Study: Cloud data privacy top of APAC biz concerns
By Asia Cloud Forum staff 11-Nov-2011
Data privacy is now the main obstacle to cloud adoption among organizations in Asia Pacific.
The results of “Cloud Computing in Asia-Pacific: The Annual cloud Maturity Index”, a study conducted in October 2011 by Forrester Consulting on behalf of VMware showed 74% of respondents citing it as a concern, ahead last year’s top mention of security.
The problems of data residency and loss of control were top of mind in Australia, Singapore and Malaysia.

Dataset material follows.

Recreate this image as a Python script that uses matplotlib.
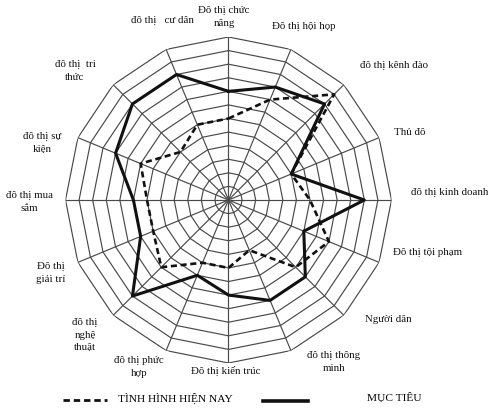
import numpy as np
import matplotlib
matplotlib.use("Agg")
import matplotlib.pyplot as plt
from matplotlib.lines import Line2D

# clockwise from the top spoke
categories = [
    "Đô thị chức\nnăng", "Đô thị hội họp", "đô thị kênh đào", "Thủ đô",
    "đô thị kinh doanh", "Đô thị tội phạm", "Người dân", "đô thị thông\nminh",
    "Đô thị kiến trúc", "đô thị phức\nhợp", "đô thị\nnghệ\nthuật", "Đô thị\ngiải trí",
    "đô thị mua\nsắm", "đô thị sự\nkiện", "đô thị  tri\nthức", "đô thị   cư dân",
]
muc_tieu = [8, 9, 10, 5, 10, 6, 8, 8, 7, 6, 10, 7, 7, 9, 10, 10]
hien_nay = [6, 8, 11, 5, 6, 8, 7, 4, 5, 5, 7, 6, 6, 7, 5, 6]
n_rings = 12

# label centres in pixels (x from left, y from top)
label_pos = [
    (224, 17), (304, 26), (394, 65), (410, 132),
    (450, 192), (428, 252), (388, 319), (334, 362),
    (226, 371), (139, 367), (85, 335), (51, 273),
    (29, 202), (42, 143), (75, 71), (162, 20),
]

W, H = 492, 415
plt.rcParams['font.family'] = ['Liberation Serif', 'DejaVu Serif']

fig = plt.figure(figsize=(W / 100, H / 100), dpi=100)
fig.patch.set_facecolor("white")

cx, cy, R = 228.5, 200, 163
ax = fig.add_axes([(cx - R) / W, 1 - (cy + R) / H, 2 * R / W, 2 * R / H], projection="polar")
ax.set_theta_offset(np.pi / 2)
ax.set_theta_direction(-1)
ax.set_ylim(0, n_rings)
ax.grid(False)
ax.set_xticks([])
ax.set_yticks([])
ax.spines["polar"].set_visible(False)
ax.patch.set_alpha(0)

n = len(categories)
ang = np.linspace(0, 2 * np.pi, n, endpoint=False)
ang_c = np.append(ang, ang[0])

grid_col = "#4a4a4a"
for k in range(1, n_rings + 1):
    ax.plot(ang_c, [k] * (n + 1), color=grid_col, lw=0.85, zorder=1)
for a in ang:
    ax.plot([a, a], [0, n_rings], color=grid_col, lw=0.85, zorder=1)

ax.plot(ang_c, hien_nay + hien_nay[:1], color="#111111", lw=1.9,
        linestyle=(0, (2.3, 1.4)), zorder=3)
ax.plot(ang_c, muc_tieu + muc_tieu[:1], color="#111111", lw=2.2, zorder=4)

for lab, (x, y) in zip(categories, label_pos):
    fig.text(x / W, 1 - y / H, lab, ha="center", va="center", fontsize=7.8,
             linespacing=1.5, color="#111111")

# legend
fig.add_artist(Line2D([63 / W, 107 / W], [1 - 400 / H] * 2, color="#111111", lw=2.0,
                      linestyle=(0, (2.3, 1.4))))
fig.text(118 / W, 1 - 398 / H, "TÌNH HÌNH HIỆN NAY", ha="left", va="center", fontsize=8.2)
fig.add_artist(Line2D([263 / W, 308 / W], [1 - 401 / H] * 2, color="#111111", lw=2.6))
fig.text(367 / W, 1 - 398 / H, "MỤC TIÊU", ha="left", va="center", fontsize=8.2)

fig.savefig("out.png", dpi=100, facecolor="white")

The survey also indicated that integration with existing systems remained high on the list of barriers to cloud adoption, with 68% expressing significant concerns. Other key concerns included lack of interoperability across clouds (57%), fear of vendor lock-in (59%) and immature cloud management features (57%). A lack of cloud knowledge and understanding is far less of a concern across the Asia Pacific and Japan (APJ) region than last year.
Andrew Dutton, senior vice president and general manager, VMware Asia Pacific Japan, said: “Companies in Asia-Pacific and Japan are clearly more confident about cloud computing today than they were a year ago. However, some obstacles still prevent them from fully benefiting from the technology. We are aware of these concerns and have cloud computing solutions in place that will help companies address such issues.”
Cloud’s business relevance
Businesses are increasingly seeing cloud computing as relevant to their needs, especially among larger enterprises. According to the survey, which is in its second year, cloud computing adoption has continued to accelerate in the APJ region, with close to 90% of respondents viewing cloud as relevant to their business.
The study showed that 64% of regional firms are either using or planning cloud initiatives compared with 59% a year ago. Organizations in Australia lead in cloud adoption, with 43% already running a cloud-related initiative. South Korea and China lead the region in terms of adoption plans, with 48% and 46% of organizations, respectively, expecting to implement cloud computing in the next 18 months.
The Index has also found that across the region, the decision to adopt cloud computing lies largely with the CEO opposed to just the CIO, indicating that top management is more aware of the fact that investing in new technology can result in improvements to business efficiency and productivity.
Based on the survey results, the most IT-savvy players, such as telecommunications and technology companies, are ahead of the pack for cloud adoption while government and insurance companies lead in planning cloud adoption. Cloud adoption rates increase according to the size of organizations, with larger firms -- especially those with more than 10,000 employees -- leading in cloud adoption, at 47%.
Cost efficiency, on-demand storage, networking
Cost reduction remains the primary driver for cloud adoption for 55% of Asia-Pacific firms, down from 57% in 2010. However, very large organizations viewed cloud more as a strategic investment (49%) than a cost-saving measure.
Reduced hardware infrastructure costs (76%) and simplified resource/server provisioning (75%) continue to be key drivers for cloud adoption, with the need for cloud management tools highest in Singapore, Malaysia and Thailand.